Quite a lot, in my opinion. The sort of books the two editors list above (as inspirations) offer critical perspectives on gender, sexuality and desire which are widely applicable. I'd recommend people to read all those books and a lot more besides. But it's unlikely they're going to, so I thought I'd make it a bit easier. Reread all the books myself. Note passages where something a writer has said is directly applicable. And then point it out, so readers can see their own experiences and feelings reflected back at them. Recognize this? Yes? Well, a lesbian femme wrote that. This is femme. This is you. Perhaps.
The reason this is important to me is because I think femme (and butch) provides the best model for understanding these aspects of gender and sexuality; separate from notions of sex, of maleness and femaleness, even of transness – although transness cannot be discounted either.

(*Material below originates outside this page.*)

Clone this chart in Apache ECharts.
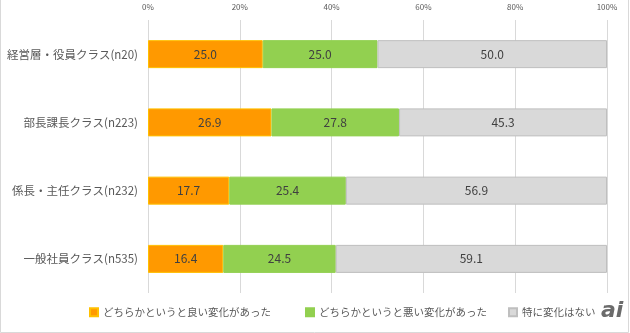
<!DOCTYPE html>
<html><head><meta charset="utf-8">
<script src="https://cdn.jsdelivr.net/npm/echarts@6/dist/echarts.min.js"></script>
<style>html,body{margin:0;padding:0;background:#fff}#c{width:630px;height:333px}</style>
</head><body><div id="c"></div>
<script>
const categories = ['経営層・役員クラス(n20)', '部長課長クラス(n223)', '係長・主任クラス(n232)', '一般社員クラス(n535)'];
const seriesNames = ['どちらかというと良い変化があった', 'どちらかというと悪い変化があった', '特に変化はない'];
const goodValues = [25.0, 26.9, 17.7, 16.4];
const badValues = [25.0, 27.8, 25.4, 24.5];
const noneValues = [50.0, 45.3, 56.9, 59.1];
const xTicks = [0, 20, 40, 60, 80, 100];

const chart = echarts.init(document.getElementById('c'), null, {renderer: 'canvas'});
const font = '"Noto Sans CJK JP", "Noto Sans", sans-serif';
const colors = ['#FF9900', '#92D050', '#D9D9D9'];
const borders = ['#FFC000', '#92D050', '#BFBFBF'];
const vals = [goodValues, badValues, noneValues];
const legendLeft = [84, 300, 503];

chart.setOption({
  animation: false,
  textStyle: {fontFamily: font},
  grid: {left: 148, right: 23, top: 20, bottom: 40, containLabel: false},
  xAxis: {
    type: 'value', position: 'top', min: 0, max: 100, interval: 20,
    axisLine: {show: false}, axisTick: {show: false},
    splitLine: {lineStyle: {color: '#D9D9D9', width: 1}},
    axisLabel: {formatter: v => xTicks.includes(v) ? v + '%' : '', color: '#595959', fontSize: 8, margin: 9}
  },
  yAxis: {
    type: 'category', data: categories, inverse: true,
    axisLine: {show: false}, axisTick: {show: false},
    axisLabel: {color: '#595959', fontSize: 11.5, margin: 10}
  },
  legend: seriesNames.map((n, i) => ({
    data: [n], left: legendLeft[i], top: 302, itemWidth: 8, itemHeight: 8, icon: 'rect',
    textStyle: {color: '#595959', fontSize: 10.5, fontFamily: font}, itemGap: 4
  })),
  series: seriesNames.map((n, i) => ({
    name: n, type: 'bar', stack: 'all', data: vals[i], barWidth: 28,
    itemStyle: {color: colors[i], borderColor: borders[i], borderWidth: 1},
    label: {show: true, position: 'inside', formatter: p => p.value.toFixed(1), color: '#404040', fontSize: 12}
  })),
  graphic: [
    {type: 'polyline', shape: {points: [[0.5, 0], [0.5, 332.5], [628.5, 332.5], [628.5, 0]]}, style: {stroke: '#D9D9D9', fill: null, lineWidth: 1}},
    {type: 'text', left: 601, top: 300, style: {text: 'ai', font: 'italic bold 22px "DejaVu Sans", sans-serif', fill: '#6b6b6b'}}
  ]
});
</script></body></html>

To paraphrase Jack Halberstam (in ‘Female Masculinity’): Because of its reliance on notions of authenticity and the real, the category of (male) femme realness is situated on the sometimes vague boundary between transgender and femme definition. The realness of fem(me)ininity can easily tip, in other words, into the desire for a more sustained realness in a recognizably female body.
Of course the editors of Queer Feminine Affinities are under no obligation to accept my proposed piece. But I shall continue working on it and just post it here if it's not to appear elsewhere.
Whether the lesbian authors I intend to quote will appreciate their words being associated with – being appropriated by – (shall we say) straight men in frocks is another question.